Before he left Countrywide, Feinberg took copies of loan documents for seventeen V.I.P.s, which included ten prominent Democrats and their relatives. These documents ostensibly constituted smoking gun evidence of corruption associated with a company embroiled in the mortgage crisis. But the evidence does not withstand scrutiny.
Selected details on loans extended to Senator Chris Dodd were revealed by Portfolio.com on June 12, at a critical juncture in Dodd's longstanding effort to bring his housing bill, intended to increase regulatory oversight on Fannie Mae and Freddie Mac, to a floor vote. "The controversy swirling around Dodd's and [Senator Kent] Conrad's VIP mortgages has cost Democrats crucial credibility on the issue as they compete with Republicans to portray themselves as the party most sympathetic to the plight of struggling homeowners," wrote the Associated Press on June 17. The controversy was more than a little ironic, given that Dodd had been a consistently staunch advocate for stronger regulation of the mortgage loan industry. On June 25, a group of nine Republican senators sent Harry Reid a letter, stating, "We request that you delay consideration until we have adequate time to read the bill and better understand the allegations and how much Countrywide will benefit from the bill." It would not be the first or the last time that Republicans would try to stall action on the mortgage crisis.
Only when Portfolio's August issue hit the news stand could anyone figure out the details which showed that Dodd's mortgages were in line with market terms.

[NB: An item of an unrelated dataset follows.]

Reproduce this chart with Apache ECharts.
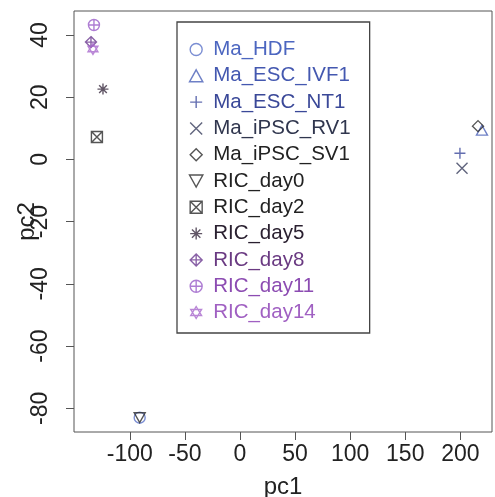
<!DOCTYPE html>
<html>
<head>
    <meta charset="UTF-8">
    <title>pc1 / pc2</title>
    <script src="https://cdn.jsdelivr.net/npm/echarts@6/dist/echarts.min.js"></script>
    <style>
        body { margin: 0; padding: 0; background: #fff; }
        #main { width: 495px; height: 497px; }
    </style>
</head>
<body>
<div id="main"></div>
<script>
    // samples, in legend order
    var names = ['Ma_HDF', 'Ma_ESC_IVF1', 'Ma_ESC_NT1', 'Ma_iPSC_RV1', 'Ma_iPSC_SV1',
        'RIC_day0', 'RIC_day2', 'RIC_day5', 'RIC_day8', 'RIC_day11', 'RIC_day14'];
    var pc1 = [-91, 219.6, 199.6, 201.5, 216, -91, -129.8, -124.3, -135.2, -132.5, -133.4];
    var pc2 = [-83, 9.4, 2, -2.8, 10.7, -83, 7.2, 22.6, 37.7, 43.2, 35.5];
    var xTicks = [-100, -50, 0, 50, 100, 150, 200];
    var yTicks = [-80, -60, -40, -20, 0, 20, 40];

    var colors = ['#5a72c8', '#4a60b8', '#3c4a9c', '#3a3f5e', '#2a2a2a',
        '#2a2a2a', '#2a2a2a', '#3a2c40', '#6c3a90', '#9a5cc8', '#a868cc'];
    var textColors = ['#4c66c0', '#4458b0', '#3a4898', '#30364e', '#222222',
        '#222222', '#222222', '#2a2030', '#6a3a82', '#8c4cb2', '#a060c2'];

    // R style pch marks
    var marks = [
        'path://M0,10 A10,10 0 1,1 20,10 A10,10 0 1,1 0,10 Z',
        'path://M10,1 L20,19 L0,19 Z',
        'path://M0,10 L20,10 M10,0 L10,20',
        'path://M1,1 L19,19 M19,1 L1,19',
        'path://M10,0 L20,10 L10,20 L0,10 Z',
        'path://M0,1 L20,1 L10,19 Z',
        'path://M0,0 L20,0 L20,20 L0,20 Z M0,0 L20,20 M20,0 L0,20',
        'path://M0,10 L20,10 M10,0 L10,20 M3,3 L17,17 M17,3 L3,17',
        'path://M10,0 L20,10 L10,20 L0,10 Z M0,10 L20,10 M10,0 L10,20',
        'path://M0,10 A10,10 0 1,1 20,10 A10,10 0 1,1 0,10 Z M0,10 L20,10 M10,0 L10,20',
        'path://M10,0 L19,15 L1,15 Z M10,20 L1,5 L19,5 Z'
    ];

    var font = '"Liberation Sans", Arial, sans-serif';
    var chart = echarts.init(document.getElementById('main'), null, {renderer: 'canvas'});

    var series = [];
    for (var i = 0; i < names.length; i++) {
        series.push({
            name: names[i],
            type: 'scatter',
            data: [[pc1[i], pc2[i]]],
            symbol: marks[i],
            symbolSize: 11,
            symbolKeepAspect: true,
            itemStyle: {color: 'none', borderColor: colors[i], borderWidth: 1.4},
            emphasis: {disabled: true},
            silent: true
        });
    }

    var option = {
        animation: false,
        textStyle: {fontFamily: font},
        grid: {
            left: 74, right: 3, top: 11, bottom: 65,
            outerBoundsMode: 'none', containLabel: false,
            show: true, borderColor: '#555', borderWidth: 1
        },
        legend: {
            orient: 'vertical',
            left: 177,
            top: 22,
            padding: [17, 19, 10, 10],
            itemWidth: 24,
            itemHeight: 12,
            itemGap: 5.3,
            borderColor: '#444',
            borderWidth: 1.3,
            selectedMode: false,
            itemStyle: {borderWidth: 1.4},
            textStyle: {fontSize: 20.5, fontFamily: font},
            data: names.map(function (n, i) {
                return {name: n, textStyle: {color: textColors[i]}};
            })
        },
        xAxis: {
            type: 'value',
            min: -150.6,
            max: 228.7,
            name: 'pc1',
            nameLocation: 'middle',
            nameGap: 43,
            nameMoveOverlap: false,
            nameTextStyle: {fontSize: 24, color: '#222'},
            axisLine: {show: false, onZero: false},
            splitLine: {show: false},
            axisTick: {show: true, length: 8, lineStyle: {color: '#555'}, customValues: xTicks},
            axisLabel: {fontSize: 23, color: '#222', margin: 11, customValues: xTicks}
        },
        yAxis: {
            type: 'value',
            min: -87.6,
            max: 47.7,
            name: 'pc2',
            nameLocation: 'middle',
            nameGap: 35,
            nameMoveOverlap: false,
            nameTextStyle: {fontSize: 24, color: '#222'},
            axisLine: {show: false, onZero: false},
            splitLine: {show: false},
            axisTick: {show: true, length: 8, lineStyle: {color: '#555'}, customValues: yTicks},
            axisLabel: {fontSize: 23, color: '#222', margin: 22, rotate: 90, customValues: yTicks}
        },
        series: series
    };
    chart.setOption(option);
</script>
</body>
</html>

On July 21, when Feinberg appeared on CNBC's Squawkbox, Michelle Caruso-Cabrera cut to the heart of the matter:
CARUSO-CABRERA: Tell me about your conversations with Senator Dodd and exactly how this went down and how he got a cheaper loan than most people could get.
FEINBERG: My conversations with Senator Dodd were maybe once or twice. It wasn't long conversations because he is a very busy person, but basically he came through a receptionist for one of the managers and I was given what to do with him as for discounts. I mostly spoke with his wife. So most of the work was done with his wife via e-mail or phone calls.
CARUSO-CABRERA: Can you definitely say that they knew they were getting better terms than they would have gotten otherwise?
CARUSO-CABRERA: No doubt in your mind?
FEINBERG: No doubt in my mind. When anyone entered on a phone call into the V.I.P. unit it wasn't just your job to provide them with discounts. It was your job to get the loan so you did explain where they were and how they were being treated and also that there was a lot of taglines that we used that the pricing was specially priced by [CEO] Angelo [Mozilo] and you're getting a better rate than a regular customer would get.
That was it. Feinberg recounted nothing, but he had no doubt in his mind about what Senator Dodd knew. Feinberg never considered that his phone taglines might sound like the shopworn marketing cliches. "Unless they asked, V.I.P. borrowers weren't told exactly how many points were waived on their loans," reported Portfolio. "I'm not clairvoyant," Dodd told the Associated Press. "There was no red flag to me that we were getting some special treatment."
Indeed, Senator Dodd got rates that were in line with the market. "You might get an adjustable mortgage that's locked in at 4 percent for five years and then it adjusts after that," said Ray Martin for Money Matters on CBS' The Early Show on June 12, 2003. On July 9, 2003, Dodd closed on a five-year adjustable rate mortgage with Countrywide at 4.25 percent.